For the first quarter of 2014, the Company expects its total revenues to be between RMB92 million and RMB95 million, representing a year-over-year growth of approximately 55.0% to 60.1%. These forecasts reflect the Company's current and preliminary view on the market and operational conditions, which are subject to change.


Wednesday, February 12, 2014

Acquisition Activity

GUANGZHOU, China, Feb. 12, 2014 (GLOBE NEWSWIRE) -- Sungy Mobile Limited (Nasdaq:GOMO) ("Sungy Mobile" or the "Company"), a leading provider of mobile internet products and services globally with a focus on applications and mobile platform development, today announced that it had recently acquired GetJar, Inc. ("GetJar"), a privately held mobile ad network based in California for $5.3 million in cash. The Company may also issue up to an aggregate of 1,443,074 Class A ordinary shares to the seller of GetJar by early 2016 as earnout payments if certain performance targets are achieved. In addition, the Company will grant certain equity incentives to the management and key personnel of GetJar who will be employed by the Company. 

"We are pleased to expand our global footprint with our first international acquisition," stated Mr. Yuqiang Deng, Sungy Mobile's chief executive officer. "Our acquisition of GetJar provides our platform with state-of-the-art mobile data analytics capabilities that will support our mobile advertising research and development initiatives, and accelerate our product development process. We are happy to bring GetJar underneath the Sungy Mobile umbrella, and look forward to working with the GetJar team to build out our service offerings together."


Friday, November 22, 2013

IPO Activity

BEIJING, Nov. 22, 2013 (GLOBE NEWSWIRE) -- Sungy Mobile Limited (Nasdaq:GOMO) ("Sungy Mobile" or the "Company"), a leading provider of mobile internet products and services globally with a focus on applications and mobile platform development, today announced that it has priced its initial public offering of 7,000,000 American depositary shares ("ADSs"), with each ADS representing six Class A ordinary shares of the Company, at US$11.22 per ADS, with a total offering size of US$78.54 million, assuming the underwriters do not exercise their over-allotment option to purchase additional ADSs.
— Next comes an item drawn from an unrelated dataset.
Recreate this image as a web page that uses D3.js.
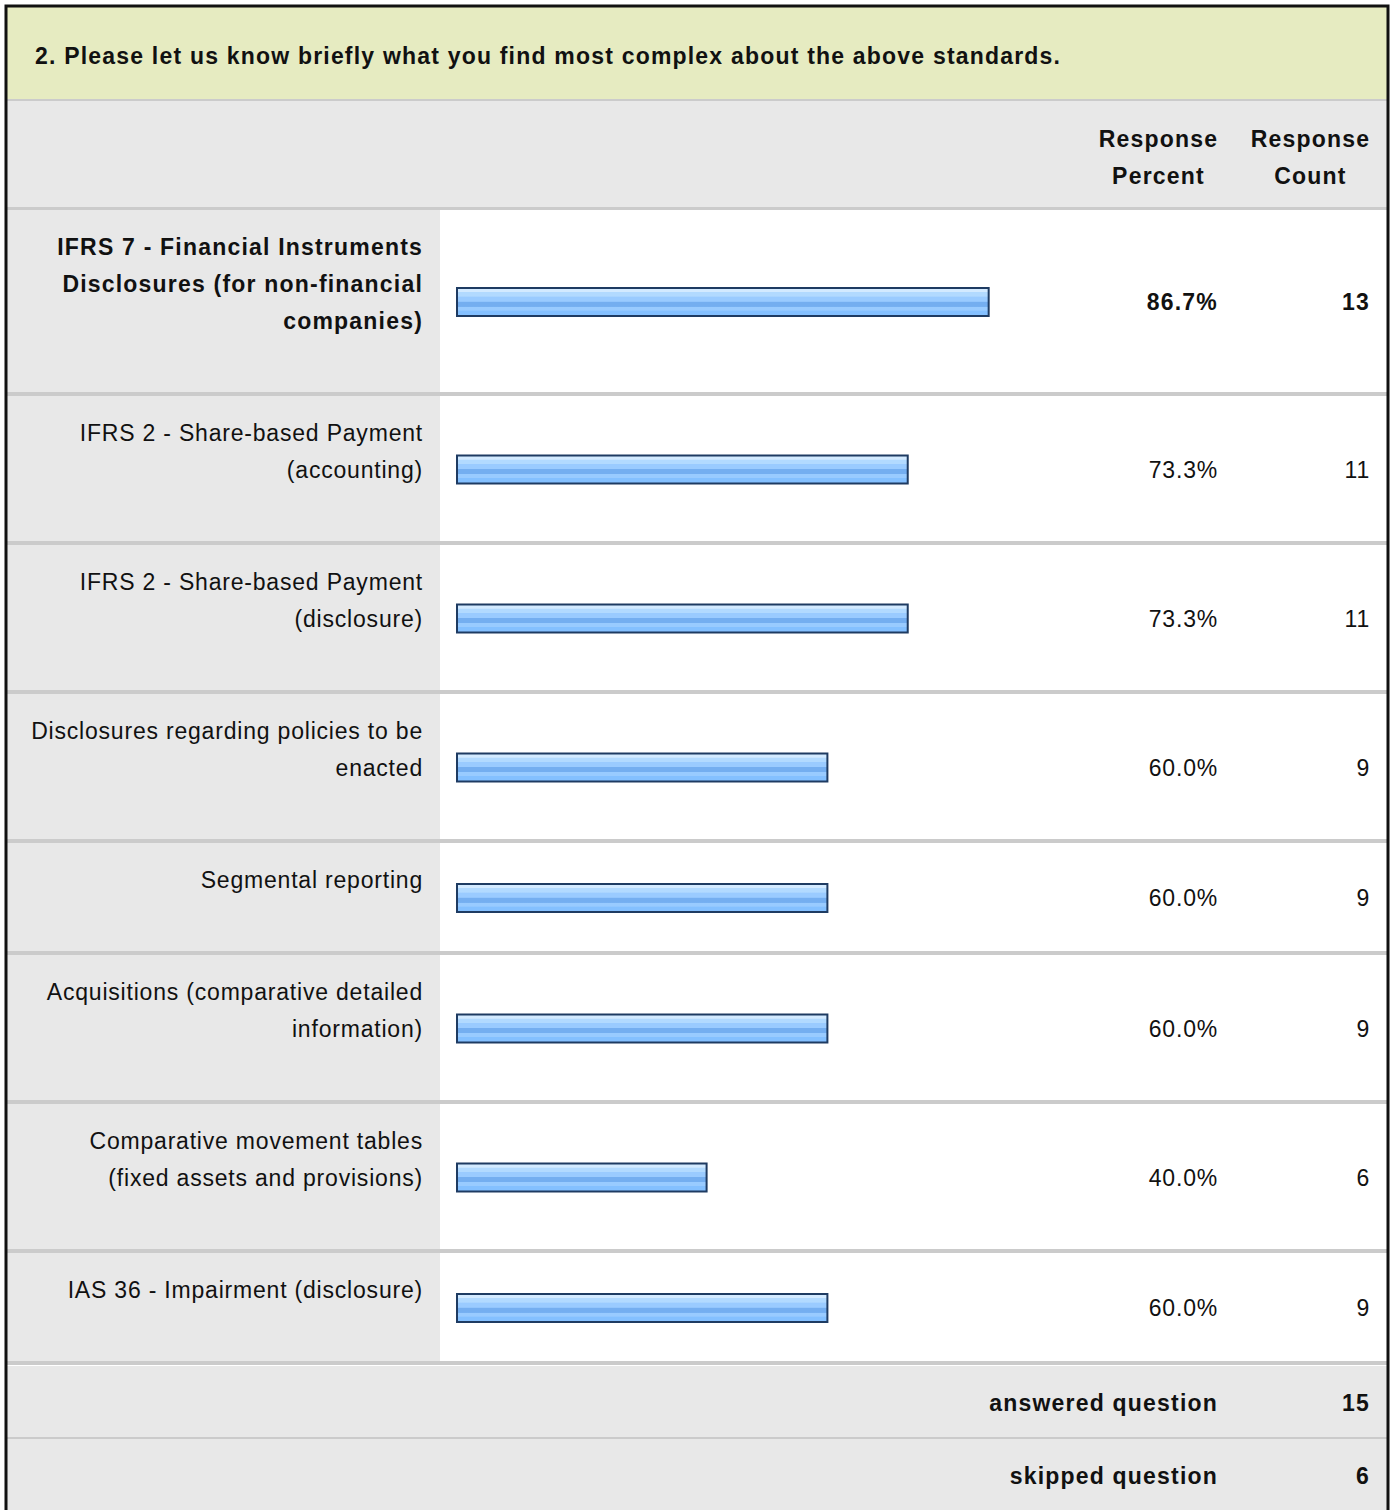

The ADSs will begin trading on the NASDAQ Global Market on November 22, 2013 under the symbol "GOMO."

As part of the initial public offering, the Company has granted the underwriters an option, exercisable within 30 days from the date of the final prospectus, to purchase up to an additional 1,050,000 ADSs at the initial public offering price to cover over-allotments, if any.

Credit Suisse Securities (USA) LLC and J.P. Morgan Securities LLC acted as the joint bookrunners, and China Renaissance Securities (Hong Kong) Limited and Oppenheimer & Co. Inc. acted as the co-managers for the initial public offering.

Sungy Mobile's registration statement relating to the initial public offering has been filed with, and declared effective by, the United States Securities and Exchange Commission. This press release does not constitute an offer to sell or a solicitation of an offer to buy any securities, nor shall there be any sale of these securities, in any state or other jurisdiction in which such an offer, solicitation or sale would be unlawful prior to registration or qualification under the securities laws of any such state or jurisdiction.

The offering of the securities is made only by means of a prospectus forming a part of the effective registration statement. A copy of the prospectus relating to the initial public offering may be obtained by contacting Credit Suisse Securities (USA) LLC, Attn: Prospectus Department, One Madison Avenue, New York, NY 10010, United States, or by calling 1-800-221-1037; or J.P. Morgan Securities LLC, c/o Broadridge Financial Solutions, 1155 Long Island Avenue, Edgewood, New York 11717, United States, or by calling +1-866-803-9204.